LONDRES: Le gouvernement travailliste du Royaume-Uni a présenté mardi le nouveau design des trains britanniques, aux couleurs de l'Union Jack, amorçant leur uniformisation dans le cadre de la nationalisation du secteur.

Le logo de la nouvelle entité qui chapeautera les trains britanniques, Great British Railways (GBR), ainsi que les nouvelles couleurs, commenceront à être "déployés au printemps prochain sur les trains" et les sites internet, souligne le ministère des Transports dans un communiqué.

Le projet de loi pour nationaliser le rail, actuellement en débat à la Chambre des Communes, avait été annoncé dès le retour des travaillistes au pouvoir en juillet 2024, après 14 ans de gouvernement conservateur.

"Sept grands opérateurs ferroviaires sont déjà sous contrôle public, couvrant un tiers de l'ensemble des voyages de passagers en Grande-Bretagne", est-il souligné dans le communiqué.

La compagnie ferroviaire South Western Railway, qui opère dans le sud-ouest de l'Angleterre, est devenue en mai dernier la première à repasser dans le giron public.
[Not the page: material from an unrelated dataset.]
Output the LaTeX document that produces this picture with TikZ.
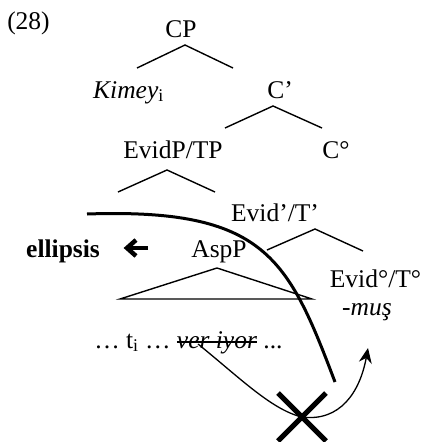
\documentclass[tikz,border=0pt]{standalone}
\usepackage{fontspec}
\setmainfont{Liberation Serif}
\usetikzlibrary{arrows.meta}
\begin{document}
\begin{tikzpicture}[x=1pt,y=-1pt,
  lbl/.style={anchor=base, inner sep=0pt, font=\fontsize{25.5}{30}\selectfont},
  br/.style={line width=1.4pt},
  thickcurve/.style={line width=3pt},
  thinline/.style={line width=1.3pt}]
\useasboundingbox (0,0) rectangle (423,442);
% labels
\node[lbl] (ex) at (28.5,29) {(28)};
\node[lbl] (cp) at (181,37) {CP};
\node[lbl,anchor=base west] (kim) at (93,98) {\textit{Kimey}\textsubscript{i}};
\node[lbl] (cbar) at (280,98) {C’};
\node[lbl] (evp) at (173,158) {EvidP/TP};
\node[lbl] (c0) at (336,158) {C°};
\node[lbl] (evbar) at (275,221) {Evid’/T’};
\node[lbl,anchor=base west] (ell) at (26,257) {\textbf{ellipsis}};
\node[lbl] (asp) at (219,257) {AspP};
\node[lbl] (ev0) at (375.5,287) {Evid°/T°};
\node[lbl] (mus) at (367,315) {\textit{-muş}};
\node[lbl] (vi) at (217,348) {\textit{ver iyor}};
\node[lbl,anchor=base east] (d1) at ([xshift=-6pt]vi.base west) {… t\textsubscript{i} …};
\node[lbl,anchor=base west] (d2) at ([xshift=6pt]vi.base east) {...};
% strike through
\draw[line width=1.2pt] ([yshift=6pt]vi.base west) -- ([yshift=6pt]vi.base east);
% tree branches
\coordinate (cpA) at (185,45); \coordinate (cpL) at (137,68); \coordinate (cpR) at (233,68);
\draw[br] (cpL) -- (cpA) -- (cpR);
\coordinate (cbA) at (273,106); \coordinate (cbL) at (225,128); \coordinate (cbR) at (322,128);
\draw[br] (cbL) -- (cbA) -- (cbR);
\coordinate (evA) at (167,170); \coordinate (evL) at (118,192); \coordinate (evR) at (215,192);
\draw[br] (evL) -- (evA) -- (evR);
\coordinate (ebA) at (315,229); \coordinate (ebL) at (267,250); \coordinate (ebR) at (363,251);
\draw[br] (ebL) -- (ebA) -- (ebR);
\coordinate (trA) at (217,268); \coordinate (trL) at (120,299); \coordinate (trR) at (312,299);
\draw[br] (trL) -- (trA) -- (trR) -- cycle;
% ellipsis arrow
\coordinate (arS) at (148,248); \coordinate (arT) at (127,248);
\draw[line width=4.5pt] (arS) -- ([xshift=3pt]arT);
\draw[line width=4.5pt, miter limit=10] (136,240) -- (arT) -- (136,256);
% thick curve
\coordinate (tcS) at (87,214); \coordinate (tcE) at (335,382);
\draw[thickcurve] (tcS) .. controls (265,208) and (288,258) .. (tcE);
% X mark
\coordinate (xc) at (302,417);
\draw[line width=5pt] ([shift={(-24,-24)}]xc) -- ([shift={(24,24)}]xc);
\draw[line width=5pt] ([shift={(24,-24)}]xc) -- ([shift={(-24,24)}]xc);
% movement arrow
\coordinate (mvS) at (198,344); \coordinate (mvE) at (368,348);
\draw[thinline, -{Stealth[length=15pt,width=13pt]}] (mvS) .. controls (240,378) and (272,410) .. (xc)
  .. controls (340,422) and (360,392) .. (mvE);
\end{tikzpicture}
\end{document}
Tous les opérateurs doivent être placés sous contrôle étatique d'ici la fin 2027.

La privatisation du secteur a eu lieu au milieu des années 1990 sous le Premier ministre conservateur John Major, dans la continuité de la politique libérale de Margaret Thatcher dans les années 1980.

Malgré la promesse d’un meilleur service, d’investissements accrus et de moindres dépenses pour l'Etat, le projet était alors très impopulaire, dénoncé par les syndicats, l'opposition, certains conservateurs et une large partie de la population.

Le nombre de passagers s'est accru dans un premier temps, tout comme les investissements.

Mais un déraillement causé par des micro-fissures dans les rails, qui a fait quatre morts en 2000, a profondément choqué l'opinion publique.

Les annulations et les retards sont aussi devenus monnaie courante et les passagers se sont plaints des prix.

Le réseau ferré est déjà redevenu public, géré par la société Network Rail.